Felix Kohlgrüber 2020-07-08 18:17:47

BTW, Intellij IDEA recently added support for rendering comments. Haven't tried it myself yet, but it looks cool: https://www.jetbrains.com/help/idea/working-with-code-documentation.html#toggle-rendered-view

Garth Goldwater 2020-07-08 18:42:37

if a lot of this is about readability, i’d love to see comments side-by-side with code, maybe with a border? even a slack-style > border

Garth Goldwater 2020-07-08 18:43:13

also if line-wrap would just work on the right—ensuring readability by not making the width huge and go off the screen

nicolas decoster 2020-07-08 19:37:13

All that makes me think about something I read some times ago (but can't find it now... anyone?) and I agree 100%. It is that most (all?) of the code highlighting schemes render comments in a "blur" style (light gray etc.). Which is not intuitive for me because the comments are at least as important as the code (even more important if well written) and they need more focus.

Konrad Hinsen 2020-07-09 07:13:18

De-emphasizing markup, punctuation, etc. by changing colors or fonts is quite commonly done in Emacs using its font-lock package. I use this for org-mode markup (much like Markdown), and for dimming parentheses in Lisp code. It makes a big difference in readability.

nicolas decoster 2020-07-09 07:37:14

Cool! I guess I need to give Emacs a new try (it was my editor of choice 13 years ago).

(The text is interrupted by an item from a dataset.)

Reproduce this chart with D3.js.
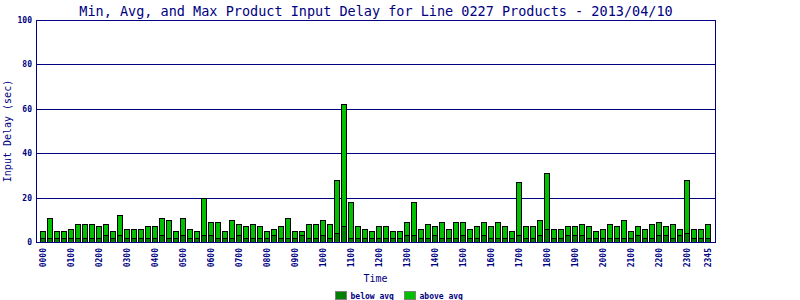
<!DOCTYPE html>
<html>
<head>
<meta charset="utf-8">
<script src="https://cdn.jsdelivr.net/npm/d3@7"></script>
<style>
    body { margin: 0; background: #fff; }
    text { font-family: "DejaVu Sans Mono", monospace; fill: #000080; }
</style>
</head>
<body>
<div id="chart"></div>
<script>
// 15-minute slots for the day
let times = d3.range(96).map(i => d3.format("02")(Math.floor(i / 4)) + d3.format("02")((i % 4) * 15));

// min delay (below avg part) per slot
let minVals = [2,2,2,2,2,2,2,2,2,3,2,3,2,2,2,2,2,3,2,2,3,2,2,3,3,2,
    2,2,3,2,2,2,2,3,2,2,2,3,2,2,3,2,4,7,2,2,2,2,2,2,2,2,
    3,3,2,2,3,2,2,2,3,2,2,3,2,2,2,2,3,2,2,3,6,2,2,3,3,
    3,2,2,2,2,2,2,2,3,2,2,3,3,2,3,4,2,2,2];

// max delay per slot
let maxVals = [5,11,5,5,6,8,8,8,7,8,5,12,6,6,6,7,7,11,10,5,11,6,5,20,9,9,
    5,10,8,7,8,7,5,6,7,11,5,5,8,8,10,8,28,62,18,7,6,5,7,7,5,5,
    9,18,6,8,7,9,6,9,9,6,7,9,7,9,7,5,27,7,7,10,31,6,6,7,7,
    8,7,5,6,8,7,10,5,7,6,8,9,7,8,6,28,6,6,8];

let yTicks = [0, 20, 40, 60, 80, 100];
let legendItems = [{label: "below avg", color: "#008000"}, {label: "above avg", color: "#00c000"}];

let data = times.map((t, i) => ({time: t, min: minVals[i], max: maxVals[i]}));

let margin = {top: 20, right: 85, bottom: 58, left: 36};
let width = 800, height = 300;
let plotW = width - margin.left - margin.right;
let plotH = height - margin.top - margin.bottom;

let svg = d3.select("#chart").append("svg")
    .attr("width", width)
    .attr("height", height);

let g = svg.append("g")
    .attr("transform", `translate(${margin.left}, ${margin.top})`);

let x = d3.scaleBand()
    .domain(times)
    .range([0, plotW])
    .paddingInner(0.28)
    .paddingOuter(0.64);

let y = d3.scaleLinear()
    .domain([0, 100])
    .range([plotH, 0]);

// title
svg.append("text")
    .attr("x", width / 2 - 24)
    .attr("y", 16)
    .attr("text-anchor", "middle")
    .style("font-size", "13.5px")
    .text("Min, Avg, and Max Product Input Delay for Line 0227 Products - 2013/04/10");

// grid lines
g.selectAll(".grid")
    .data(yTicks.filter(d => d > 0))
    .enter().append("line")
    .attr("class", "grid")
    .attr("x1", 0)
    .attr("x2", plotW)
    .attr("y1", d => Math.round(y(d)) + 0.5)
    .attr("y2", d => Math.round(y(d)) + 0.5)
    .attr("stroke", "#000080");

// y tick labels
g.selectAll(".ylab")
    .data(yTicks)
    .enter().append("text")
    .attr("class", "ylab")
    .attr("x", -4)
    .attr("y", d => y(d) + 3)
    .attr("text-anchor", "end")
    .style("font-size", "8px")
    .style("font-weight", "bold")
    .text(d => d);

// bars: below avg part and above avg part
let bars = g.selectAll(".bar")
    .data(data)
    .enter().append("g")
    .attr("class", "bar");

bars.append("rect")
    .attr("x", d => Math.round(x(d.time)) + 0.5)
    .attr("y", d => Math.round(y(d.max)) + 0.5)
    .attr("width", 5)
    .attr("height", d => Math.round(y(d.min)) - Math.round(y(d.max)))
    .attr("fill", legendItems[1].color)
    .attr("stroke", "#000");

bars.append("rect")
    .attr("x", d => Math.round(x(d.time)) + 0.5)
    .attr("y", d => Math.round(y(d.min)) + 0.5)
    .attr("width", 5)
    .attr("height", d => Math.round(y(0)) - Math.round(y(d.min)))
    .attr("fill", legendItems[0].color)
    .attr("stroke", "#000");

// plot frame
g.append("rect")
    .attr("x", 0.5)
    .attr("y", 0.5)
    .attr("width", plotW)
    .attr("height", plotH)
    .attr("fill", "none")
    .attr("stroke", "#000080");

// x tick labels (hourly plus last slot)
let xLabels = times.filter((t, i) => t.endsWith("00") || i === times.length - 1);
g.selectAll(".xlab")
    .data(xLabels)
    .enter().append("text")
    .attr("class", "xlab")
    .attr("text-anchor", "end")
    .attr("transform", d => `translate(${x(d) + x.bandwidth() / 2 + 3}, ${plotH + 6}) rotate(-90)`)
    .style("font-size", "8px")
    .style("font-weight", "bold")
    .text(d => d);

// axis titles
svg.append("text")
    .attr("x", margin.left + plotW / 2)
    .attr("y", 282)
    .attr("text-anchor", "middle")
    .style("font-size", "10px")
    .text("Time");

svg.append("text")
    .attr("text-anchor", "middle")
    .attr("transform", `translate(11, ${margin.top + plotH / 2}) rotate(-90)`)
    .style("font-size", "10px")
    .text("Input Delay (sec)");

// legend
let legend = svg.append("g")
    .attr("transform", "translate(335.5, 291.5)");

let item = legend.selectAll(".leg")
    .data(legendItems)
    .enter().append("g")
    .attr("class", "leg")
    .attr("transform", (d, i) => `translate(${i * 69}, 0)`);

item.append("rect")
    .attr("width", 11)
    .attr("height", 8)
    .attr("fill", d => d.color)
    .attr("stroke", "#808080");

item.append("text")
    .attr("x", 15)
    .attr("y", 7)
    .style("font-size", "8px")
    .style("font-weight", "bold")
    .text(d => d.label);
</script>
</body>
</html>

Garth Goldwater 2020-07-09 14:42:31

i think org-mode in particular has a setting for this

Sverrir Thorgeirsson 2020-07-10 08:57:30

my partner is planning to do a study this summer on how text representation and surrounding visual elements affect reading comprehension (for natural languages). have you considered doing some kind of A/B testing on code comprehension for your project? I think that would be very interesting to see

Felix Kohlgrüber 2020-07-10 12:46:39

Sverrir Thorgeirsson Since this is a personal project, I'm not planning to do any A/B testing. I'd suspect that the difference isn't large (it won't make you 2x more productive), but it'd be interesting to see anyways.